**RECORDS:**
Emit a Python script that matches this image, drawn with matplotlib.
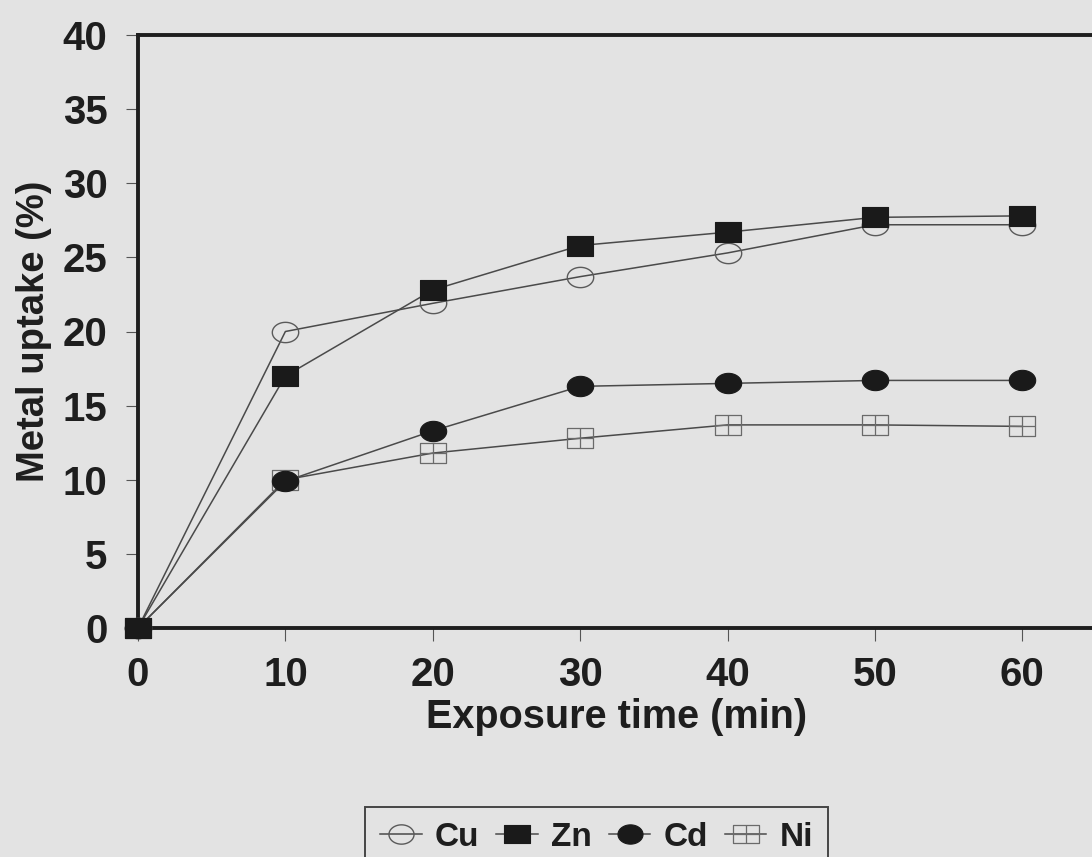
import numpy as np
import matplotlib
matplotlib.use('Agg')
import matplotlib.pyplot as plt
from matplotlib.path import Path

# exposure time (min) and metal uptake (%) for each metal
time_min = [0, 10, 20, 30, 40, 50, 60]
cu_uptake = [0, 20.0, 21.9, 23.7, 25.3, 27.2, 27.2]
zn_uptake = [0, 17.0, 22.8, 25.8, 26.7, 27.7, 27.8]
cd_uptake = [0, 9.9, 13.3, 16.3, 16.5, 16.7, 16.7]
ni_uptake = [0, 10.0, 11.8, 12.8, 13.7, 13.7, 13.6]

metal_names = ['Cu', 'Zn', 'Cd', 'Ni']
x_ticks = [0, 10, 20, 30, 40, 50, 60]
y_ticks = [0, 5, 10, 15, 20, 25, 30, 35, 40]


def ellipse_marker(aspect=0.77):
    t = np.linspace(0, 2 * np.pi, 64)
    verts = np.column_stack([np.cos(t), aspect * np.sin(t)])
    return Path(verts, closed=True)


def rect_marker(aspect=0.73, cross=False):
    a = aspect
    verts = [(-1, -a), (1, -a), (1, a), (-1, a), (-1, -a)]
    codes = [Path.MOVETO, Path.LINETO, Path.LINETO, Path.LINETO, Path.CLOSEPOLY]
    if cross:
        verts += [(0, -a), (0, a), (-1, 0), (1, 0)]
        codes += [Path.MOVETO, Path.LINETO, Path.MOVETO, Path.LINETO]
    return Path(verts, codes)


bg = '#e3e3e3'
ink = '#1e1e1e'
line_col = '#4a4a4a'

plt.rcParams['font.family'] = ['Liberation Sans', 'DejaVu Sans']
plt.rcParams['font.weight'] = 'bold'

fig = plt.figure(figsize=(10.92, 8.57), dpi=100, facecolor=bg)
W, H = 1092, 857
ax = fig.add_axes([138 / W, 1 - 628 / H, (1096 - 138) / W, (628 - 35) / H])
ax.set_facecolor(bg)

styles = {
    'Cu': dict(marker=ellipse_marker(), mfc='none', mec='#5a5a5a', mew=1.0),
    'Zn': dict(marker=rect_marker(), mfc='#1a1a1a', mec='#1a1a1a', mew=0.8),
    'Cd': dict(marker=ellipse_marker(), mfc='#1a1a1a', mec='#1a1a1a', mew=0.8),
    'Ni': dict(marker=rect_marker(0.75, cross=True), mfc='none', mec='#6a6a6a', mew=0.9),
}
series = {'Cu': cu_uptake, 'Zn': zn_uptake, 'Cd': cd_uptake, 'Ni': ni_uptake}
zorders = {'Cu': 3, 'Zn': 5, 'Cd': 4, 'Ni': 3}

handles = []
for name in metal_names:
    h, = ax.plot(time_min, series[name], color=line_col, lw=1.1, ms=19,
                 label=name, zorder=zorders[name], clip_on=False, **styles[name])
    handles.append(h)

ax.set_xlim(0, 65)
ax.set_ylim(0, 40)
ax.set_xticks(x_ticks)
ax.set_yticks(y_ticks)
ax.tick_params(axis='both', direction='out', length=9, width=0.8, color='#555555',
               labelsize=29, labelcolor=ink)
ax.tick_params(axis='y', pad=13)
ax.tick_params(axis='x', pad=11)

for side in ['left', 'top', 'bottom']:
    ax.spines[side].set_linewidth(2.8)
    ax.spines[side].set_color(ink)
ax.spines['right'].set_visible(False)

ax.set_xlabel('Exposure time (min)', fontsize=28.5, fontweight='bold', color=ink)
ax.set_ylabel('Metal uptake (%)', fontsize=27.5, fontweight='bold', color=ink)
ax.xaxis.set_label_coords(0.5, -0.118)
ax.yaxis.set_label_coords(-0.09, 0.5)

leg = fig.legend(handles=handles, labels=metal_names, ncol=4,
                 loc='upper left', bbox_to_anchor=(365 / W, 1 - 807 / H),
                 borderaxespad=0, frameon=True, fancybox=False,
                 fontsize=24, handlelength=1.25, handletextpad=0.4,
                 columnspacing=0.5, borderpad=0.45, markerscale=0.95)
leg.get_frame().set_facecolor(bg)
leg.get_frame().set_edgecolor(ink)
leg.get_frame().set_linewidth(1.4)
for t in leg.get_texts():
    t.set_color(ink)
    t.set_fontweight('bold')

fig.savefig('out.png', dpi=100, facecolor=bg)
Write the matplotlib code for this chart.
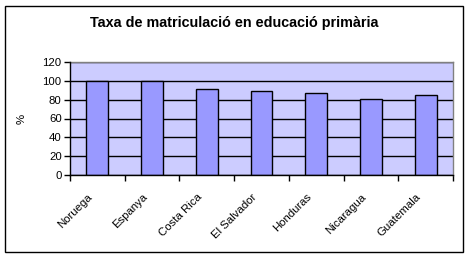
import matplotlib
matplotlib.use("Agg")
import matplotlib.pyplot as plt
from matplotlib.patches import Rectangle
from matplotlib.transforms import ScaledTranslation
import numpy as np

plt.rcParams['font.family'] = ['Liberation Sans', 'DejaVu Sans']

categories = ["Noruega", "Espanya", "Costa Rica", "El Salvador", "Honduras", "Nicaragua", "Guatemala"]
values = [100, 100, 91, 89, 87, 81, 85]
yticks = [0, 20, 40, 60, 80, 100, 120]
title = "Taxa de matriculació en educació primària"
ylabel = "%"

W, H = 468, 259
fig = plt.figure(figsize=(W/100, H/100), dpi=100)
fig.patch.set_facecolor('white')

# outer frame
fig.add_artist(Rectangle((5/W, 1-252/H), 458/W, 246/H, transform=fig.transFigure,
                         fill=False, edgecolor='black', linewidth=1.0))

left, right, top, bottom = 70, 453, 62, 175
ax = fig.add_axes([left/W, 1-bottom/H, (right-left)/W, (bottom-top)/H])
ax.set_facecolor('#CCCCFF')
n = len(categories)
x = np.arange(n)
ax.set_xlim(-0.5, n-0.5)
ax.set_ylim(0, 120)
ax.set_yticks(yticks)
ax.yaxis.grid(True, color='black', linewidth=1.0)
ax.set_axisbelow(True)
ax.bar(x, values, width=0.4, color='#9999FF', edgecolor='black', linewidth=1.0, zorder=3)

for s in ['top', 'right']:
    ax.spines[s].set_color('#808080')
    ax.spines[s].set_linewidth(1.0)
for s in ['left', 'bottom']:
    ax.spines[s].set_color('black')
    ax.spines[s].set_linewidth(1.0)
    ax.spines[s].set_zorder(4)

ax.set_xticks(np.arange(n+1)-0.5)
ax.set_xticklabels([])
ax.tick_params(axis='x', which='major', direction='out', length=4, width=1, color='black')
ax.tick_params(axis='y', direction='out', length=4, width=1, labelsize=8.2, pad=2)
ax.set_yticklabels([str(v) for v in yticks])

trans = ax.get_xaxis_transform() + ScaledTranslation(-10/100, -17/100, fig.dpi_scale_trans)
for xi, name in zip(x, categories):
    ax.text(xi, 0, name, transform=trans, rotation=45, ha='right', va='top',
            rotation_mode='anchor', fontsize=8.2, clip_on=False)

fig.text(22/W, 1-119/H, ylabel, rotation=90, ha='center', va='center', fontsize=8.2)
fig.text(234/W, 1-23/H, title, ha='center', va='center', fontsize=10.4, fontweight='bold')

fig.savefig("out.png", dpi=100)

**GOAL OF THE EXERCISE:** What is the number of lines in the listing that contain the string "matplotlib"? Reply with that number alone.

**WORKED ANSWER:** 11